■ **Material provided**

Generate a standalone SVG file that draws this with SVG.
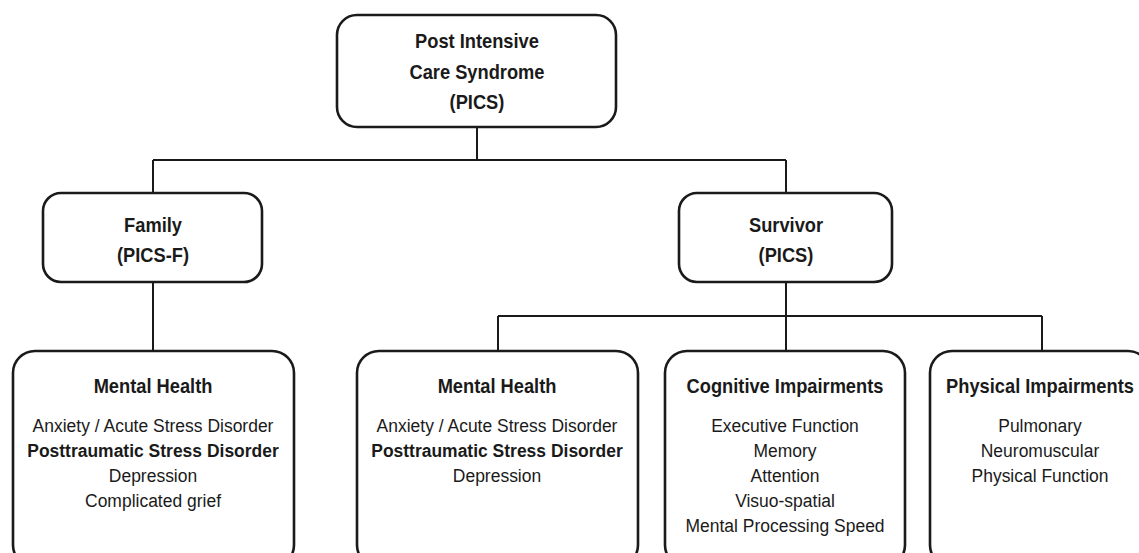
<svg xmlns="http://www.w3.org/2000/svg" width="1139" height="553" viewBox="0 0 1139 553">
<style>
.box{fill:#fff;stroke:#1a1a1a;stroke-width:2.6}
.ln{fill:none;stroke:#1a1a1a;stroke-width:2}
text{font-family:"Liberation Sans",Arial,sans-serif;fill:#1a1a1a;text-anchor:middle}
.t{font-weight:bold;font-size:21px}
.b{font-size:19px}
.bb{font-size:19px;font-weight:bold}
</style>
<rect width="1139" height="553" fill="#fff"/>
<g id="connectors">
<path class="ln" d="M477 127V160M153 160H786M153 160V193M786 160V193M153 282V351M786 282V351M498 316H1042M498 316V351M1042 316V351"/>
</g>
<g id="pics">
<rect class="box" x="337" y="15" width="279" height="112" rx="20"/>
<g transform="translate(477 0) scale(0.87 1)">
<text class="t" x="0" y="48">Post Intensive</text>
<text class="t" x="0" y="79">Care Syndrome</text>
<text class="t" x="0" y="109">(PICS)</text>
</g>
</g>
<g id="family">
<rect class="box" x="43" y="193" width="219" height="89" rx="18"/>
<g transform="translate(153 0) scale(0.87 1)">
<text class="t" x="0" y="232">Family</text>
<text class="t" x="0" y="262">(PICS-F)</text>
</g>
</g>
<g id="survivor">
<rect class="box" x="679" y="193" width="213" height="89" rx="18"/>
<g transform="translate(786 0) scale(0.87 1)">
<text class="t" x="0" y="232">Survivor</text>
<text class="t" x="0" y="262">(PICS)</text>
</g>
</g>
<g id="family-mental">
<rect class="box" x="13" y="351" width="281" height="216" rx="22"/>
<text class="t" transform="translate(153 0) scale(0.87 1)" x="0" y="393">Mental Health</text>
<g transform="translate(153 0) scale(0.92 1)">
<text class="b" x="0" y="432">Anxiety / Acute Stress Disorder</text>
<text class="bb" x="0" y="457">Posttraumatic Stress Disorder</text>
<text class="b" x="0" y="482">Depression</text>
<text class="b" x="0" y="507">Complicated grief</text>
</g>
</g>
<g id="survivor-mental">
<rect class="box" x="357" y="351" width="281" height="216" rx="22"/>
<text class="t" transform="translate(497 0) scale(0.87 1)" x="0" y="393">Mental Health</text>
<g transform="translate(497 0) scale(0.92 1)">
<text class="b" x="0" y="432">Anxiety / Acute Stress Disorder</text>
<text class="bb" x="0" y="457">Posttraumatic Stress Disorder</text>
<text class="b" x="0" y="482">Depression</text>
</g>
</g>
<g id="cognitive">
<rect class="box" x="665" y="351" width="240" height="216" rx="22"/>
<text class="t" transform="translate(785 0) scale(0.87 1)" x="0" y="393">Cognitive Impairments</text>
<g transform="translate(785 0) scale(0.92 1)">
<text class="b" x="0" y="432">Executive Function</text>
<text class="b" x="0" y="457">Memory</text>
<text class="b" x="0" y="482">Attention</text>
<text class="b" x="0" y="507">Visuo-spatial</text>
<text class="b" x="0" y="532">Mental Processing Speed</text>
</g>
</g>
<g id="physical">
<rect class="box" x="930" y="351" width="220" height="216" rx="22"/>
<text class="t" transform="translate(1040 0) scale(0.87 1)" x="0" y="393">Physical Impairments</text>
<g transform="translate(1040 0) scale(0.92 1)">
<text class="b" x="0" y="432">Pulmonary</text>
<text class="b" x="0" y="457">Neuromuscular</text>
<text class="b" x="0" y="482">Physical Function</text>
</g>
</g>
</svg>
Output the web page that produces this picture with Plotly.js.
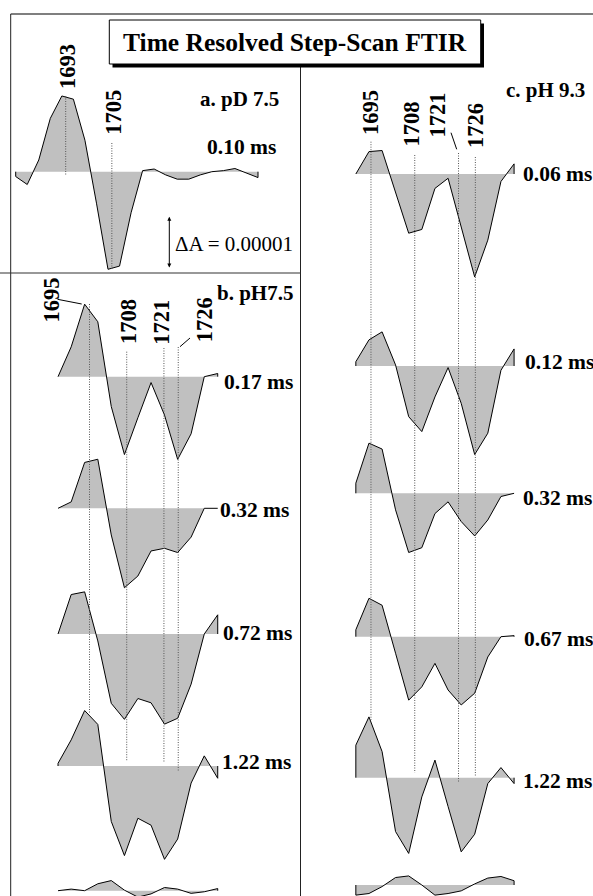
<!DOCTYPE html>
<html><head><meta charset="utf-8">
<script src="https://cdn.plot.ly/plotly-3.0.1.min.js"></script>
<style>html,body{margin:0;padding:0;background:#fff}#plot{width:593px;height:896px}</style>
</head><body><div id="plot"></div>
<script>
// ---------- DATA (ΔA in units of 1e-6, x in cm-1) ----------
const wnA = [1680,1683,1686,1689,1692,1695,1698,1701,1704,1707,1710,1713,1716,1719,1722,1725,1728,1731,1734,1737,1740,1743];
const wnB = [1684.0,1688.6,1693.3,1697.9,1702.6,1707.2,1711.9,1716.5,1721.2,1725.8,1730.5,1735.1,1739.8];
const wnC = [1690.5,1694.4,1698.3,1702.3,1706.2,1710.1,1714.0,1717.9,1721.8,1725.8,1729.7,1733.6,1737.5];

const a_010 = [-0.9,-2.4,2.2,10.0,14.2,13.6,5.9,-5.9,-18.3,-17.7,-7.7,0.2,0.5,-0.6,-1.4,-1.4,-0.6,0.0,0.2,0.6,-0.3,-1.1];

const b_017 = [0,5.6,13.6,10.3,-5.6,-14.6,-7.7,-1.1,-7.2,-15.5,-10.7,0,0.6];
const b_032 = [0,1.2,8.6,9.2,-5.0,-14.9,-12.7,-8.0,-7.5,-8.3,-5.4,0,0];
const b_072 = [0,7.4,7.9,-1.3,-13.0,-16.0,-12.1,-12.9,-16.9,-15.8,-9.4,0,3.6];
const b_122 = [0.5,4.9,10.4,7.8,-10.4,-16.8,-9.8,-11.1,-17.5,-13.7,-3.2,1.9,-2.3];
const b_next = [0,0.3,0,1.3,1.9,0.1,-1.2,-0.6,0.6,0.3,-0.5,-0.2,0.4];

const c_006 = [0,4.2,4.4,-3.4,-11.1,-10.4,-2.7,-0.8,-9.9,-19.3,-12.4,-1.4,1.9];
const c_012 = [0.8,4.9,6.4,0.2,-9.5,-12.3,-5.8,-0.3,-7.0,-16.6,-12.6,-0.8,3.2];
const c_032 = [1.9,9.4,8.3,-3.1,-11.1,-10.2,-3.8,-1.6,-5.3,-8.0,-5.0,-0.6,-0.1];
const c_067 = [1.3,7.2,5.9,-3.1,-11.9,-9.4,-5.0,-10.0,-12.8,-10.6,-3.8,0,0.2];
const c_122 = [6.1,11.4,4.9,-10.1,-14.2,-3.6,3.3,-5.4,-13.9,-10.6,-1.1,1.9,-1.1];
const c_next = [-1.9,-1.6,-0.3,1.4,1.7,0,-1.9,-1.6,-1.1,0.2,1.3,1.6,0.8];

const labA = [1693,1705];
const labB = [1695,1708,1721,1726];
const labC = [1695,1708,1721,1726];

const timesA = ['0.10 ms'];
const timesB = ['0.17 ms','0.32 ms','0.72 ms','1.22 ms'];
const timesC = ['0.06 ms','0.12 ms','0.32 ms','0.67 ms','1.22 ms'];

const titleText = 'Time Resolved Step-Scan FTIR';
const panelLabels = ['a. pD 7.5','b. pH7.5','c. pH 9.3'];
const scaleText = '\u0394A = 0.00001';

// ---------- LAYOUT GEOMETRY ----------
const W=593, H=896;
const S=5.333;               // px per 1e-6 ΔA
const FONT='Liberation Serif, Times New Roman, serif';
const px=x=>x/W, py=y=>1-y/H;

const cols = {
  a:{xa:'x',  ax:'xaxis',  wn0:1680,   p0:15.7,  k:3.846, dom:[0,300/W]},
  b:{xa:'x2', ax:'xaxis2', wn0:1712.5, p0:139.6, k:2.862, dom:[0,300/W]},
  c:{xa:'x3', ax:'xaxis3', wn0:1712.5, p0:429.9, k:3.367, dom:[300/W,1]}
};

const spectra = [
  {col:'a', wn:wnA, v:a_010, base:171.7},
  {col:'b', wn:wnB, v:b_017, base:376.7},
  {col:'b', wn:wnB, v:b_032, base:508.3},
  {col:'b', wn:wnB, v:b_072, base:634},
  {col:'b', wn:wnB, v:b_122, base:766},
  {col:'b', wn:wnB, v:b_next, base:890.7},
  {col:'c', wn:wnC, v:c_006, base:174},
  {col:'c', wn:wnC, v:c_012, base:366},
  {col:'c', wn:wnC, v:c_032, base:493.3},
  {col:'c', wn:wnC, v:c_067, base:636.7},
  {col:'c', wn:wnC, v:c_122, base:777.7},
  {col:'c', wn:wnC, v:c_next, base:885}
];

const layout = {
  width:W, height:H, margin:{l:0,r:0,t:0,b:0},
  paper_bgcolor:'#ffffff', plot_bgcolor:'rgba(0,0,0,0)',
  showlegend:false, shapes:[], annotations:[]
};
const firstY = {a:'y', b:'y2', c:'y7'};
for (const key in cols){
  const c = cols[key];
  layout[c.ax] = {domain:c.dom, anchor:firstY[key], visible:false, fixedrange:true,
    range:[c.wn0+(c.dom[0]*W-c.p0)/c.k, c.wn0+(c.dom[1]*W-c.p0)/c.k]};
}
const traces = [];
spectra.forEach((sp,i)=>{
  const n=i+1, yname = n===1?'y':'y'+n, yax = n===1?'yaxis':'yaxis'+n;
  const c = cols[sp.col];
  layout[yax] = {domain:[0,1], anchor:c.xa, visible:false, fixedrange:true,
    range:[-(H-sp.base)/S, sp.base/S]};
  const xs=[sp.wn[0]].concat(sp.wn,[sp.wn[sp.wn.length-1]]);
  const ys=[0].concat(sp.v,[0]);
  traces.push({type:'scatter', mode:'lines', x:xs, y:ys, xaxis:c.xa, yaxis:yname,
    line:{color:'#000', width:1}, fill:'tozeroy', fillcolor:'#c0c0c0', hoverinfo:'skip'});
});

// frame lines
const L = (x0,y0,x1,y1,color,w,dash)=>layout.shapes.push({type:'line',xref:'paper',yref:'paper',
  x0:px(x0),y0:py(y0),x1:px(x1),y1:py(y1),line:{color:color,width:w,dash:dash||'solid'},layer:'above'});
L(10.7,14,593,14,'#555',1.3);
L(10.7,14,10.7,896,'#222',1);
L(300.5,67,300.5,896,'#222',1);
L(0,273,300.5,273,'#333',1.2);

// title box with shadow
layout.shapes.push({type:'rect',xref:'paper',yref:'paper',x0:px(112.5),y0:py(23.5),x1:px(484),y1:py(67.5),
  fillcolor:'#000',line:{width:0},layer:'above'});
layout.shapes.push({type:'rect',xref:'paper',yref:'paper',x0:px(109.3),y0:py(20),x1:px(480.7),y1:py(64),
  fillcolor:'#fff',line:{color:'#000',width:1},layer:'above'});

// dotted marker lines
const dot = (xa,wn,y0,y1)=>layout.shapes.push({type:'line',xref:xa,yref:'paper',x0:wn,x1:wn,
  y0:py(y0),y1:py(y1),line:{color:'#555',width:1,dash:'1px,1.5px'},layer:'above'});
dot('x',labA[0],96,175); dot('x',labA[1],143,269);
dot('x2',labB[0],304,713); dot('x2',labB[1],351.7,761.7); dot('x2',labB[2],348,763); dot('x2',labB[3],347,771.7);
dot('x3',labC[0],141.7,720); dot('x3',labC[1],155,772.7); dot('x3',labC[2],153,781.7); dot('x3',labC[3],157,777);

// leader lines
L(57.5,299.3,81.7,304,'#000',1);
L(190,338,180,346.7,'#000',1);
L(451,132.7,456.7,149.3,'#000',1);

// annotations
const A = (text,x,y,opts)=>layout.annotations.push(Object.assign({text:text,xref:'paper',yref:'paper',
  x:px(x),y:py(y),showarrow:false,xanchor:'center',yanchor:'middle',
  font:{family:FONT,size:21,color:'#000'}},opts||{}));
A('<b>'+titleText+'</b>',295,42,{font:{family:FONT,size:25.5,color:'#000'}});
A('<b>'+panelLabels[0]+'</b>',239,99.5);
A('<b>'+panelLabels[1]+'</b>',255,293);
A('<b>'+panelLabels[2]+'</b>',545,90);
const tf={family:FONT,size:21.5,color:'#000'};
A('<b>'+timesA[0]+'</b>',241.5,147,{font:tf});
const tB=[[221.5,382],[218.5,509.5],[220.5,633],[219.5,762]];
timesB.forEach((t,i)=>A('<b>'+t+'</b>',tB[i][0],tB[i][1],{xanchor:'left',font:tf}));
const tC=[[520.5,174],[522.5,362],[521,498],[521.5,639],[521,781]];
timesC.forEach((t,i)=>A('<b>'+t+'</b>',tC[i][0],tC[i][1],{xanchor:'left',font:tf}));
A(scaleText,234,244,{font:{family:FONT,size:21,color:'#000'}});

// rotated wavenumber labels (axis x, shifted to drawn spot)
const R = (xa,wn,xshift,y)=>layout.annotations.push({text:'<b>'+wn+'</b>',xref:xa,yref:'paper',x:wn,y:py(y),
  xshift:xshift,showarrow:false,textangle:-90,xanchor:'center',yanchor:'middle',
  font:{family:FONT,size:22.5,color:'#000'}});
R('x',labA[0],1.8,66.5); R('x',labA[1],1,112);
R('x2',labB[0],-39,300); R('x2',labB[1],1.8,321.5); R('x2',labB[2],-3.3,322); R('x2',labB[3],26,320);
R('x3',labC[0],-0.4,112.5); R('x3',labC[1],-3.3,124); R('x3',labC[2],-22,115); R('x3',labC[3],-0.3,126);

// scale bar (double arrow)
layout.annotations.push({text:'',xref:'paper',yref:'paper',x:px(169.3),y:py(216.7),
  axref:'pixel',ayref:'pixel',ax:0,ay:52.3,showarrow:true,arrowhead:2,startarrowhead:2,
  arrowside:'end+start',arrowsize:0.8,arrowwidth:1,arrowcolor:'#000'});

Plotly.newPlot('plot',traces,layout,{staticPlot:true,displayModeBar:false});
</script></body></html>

■ **Challenge**
Beginning with the line above that contains "Output the web" and ending with the line that contains "const scaleText = '\u0394A = 0.00001';", quote each line exactly, keeping out the pictures.

■ **Answer to the exercise**
Output the web page that produces this picture with Plotly.js.
<!DOCTYPE html>
<html><head><meta charset="utf-8">
<script src="https://cdn.plot.ly/plotly-3.0.1.min.js"></script>
<style>html,body{margin:0;padding:0;background:#fff}#plot{width:593px;height:896px}</style>
</head><body><div id="plot"></div>
<script>
// ---------- DATA (ΔA in units of 1e-6, x in cm-1) ----------
const wnA = [1680,1683,1686,1689,1692,1695,1698,1701,1704,1707,1710,1713,1716,1719,1722,1725,1728,1731,1734,1737,1740,1743];
const wnB = [1684.0,1688.6,1693.3,1697.9,1702.6,1707.2,1711.9,1716.5,1721.2,1725.8,1730.5,1735.1,1739.8];
const wnC = [1690.5,1694.4,1698.3,1702.3,1706.2,1710.1,1714.0,1717.9,1721.8,1725.8,1729.7,1733.6,1737.5];

const a_010 = [-0.9,-2.4,2.2,10.0,14.2,13.6,5.9,-5.9,-18.3,-17.7,-7.7,0.2,0.5,-0.6,-1.4,-1.4,-0.6,0.0,0.2,0.6,-0.3,-1.1];

const b_017 = [0,5.6,13.6,10.3,-5.6,-14.6,-7.7,-1.1,-7.2,-15.5,-10.7,0,0.6];
const b_032 = [0,1.2,8.6,9.2,-5.0,-14.9,-12.7,-8.0,-7.5,-8.3,-5.4,0,0];
const b_072 = [0,7.4,7.9,-1.3,-13.0,-16.0,-12.1,-12.9,-16.9,-15.8,-9.4,0,3.6];
const b_122 = [0.5,4.9,10.4,7.8,-10.4,-16.8,-9.8,-11.1,-17.5,-13.7,-3.2,1.9,-2.3];
const b_next = [0,0.3,0,1.3,1.9,0.1,-1.2,-0.6,0.6,0.3,-0.5,-0.2,0.4];

const c_006 = [0,4.2,4.4,-3.4,-11.1,-10.4,-2.7,-0.8,-9.9,-19.3,-12.4,-1.4,1.9];
const c_012 = [0.8,4.9,6.4,0.2,-9.5,-12.3,-5.8,-0.3,-7.0,-16.6,-12.6,-0.8,3.2];
const c_032 = [1.9,9.4,8.3,-3.1,-11.1,-10.2,-3.8,-1.6,-5.3,-8.0,-5.0,-0.6,-0.1];
const c_067 = [1.3,7.2,5.9,-3.1,-11.9,-9.4,-5.0,-10.0,-12.8,-10.6,-3.8,0,0.2];
const c_122 = [6.1,11.4,4.9,-10.1,-14.2,-3.6,3.3,-5.4,-13.9,-10.6,-1.1,1.9,-1.1];
const c_next = [-1.9,-1.6,-0.3,1.4,1.7,0,-1.9,-1.6,-1.1,0.2,1.3,1.6,0.8];

const labA = [1693,1705];
const labB = [1695,1708,1721,1726];
const labC = [1695,1708,1721,1726];

const timesA = ['0.10 ms'];
const timesB = ['0.17 ms','0.32 ms','0.72 ms','1.22 ms'];
const timesC = ['0.06 ms','0.12 ms','0.32 ms','0.67 ms','1.22 ms'];

const titleText = 'Time Resolved Step-Scan FTIR';
const panelLabels = ['a. pD 7.5','b. pH7.5','c. pH 9.3'];
const scaleText = '\u0394A = 0.00001';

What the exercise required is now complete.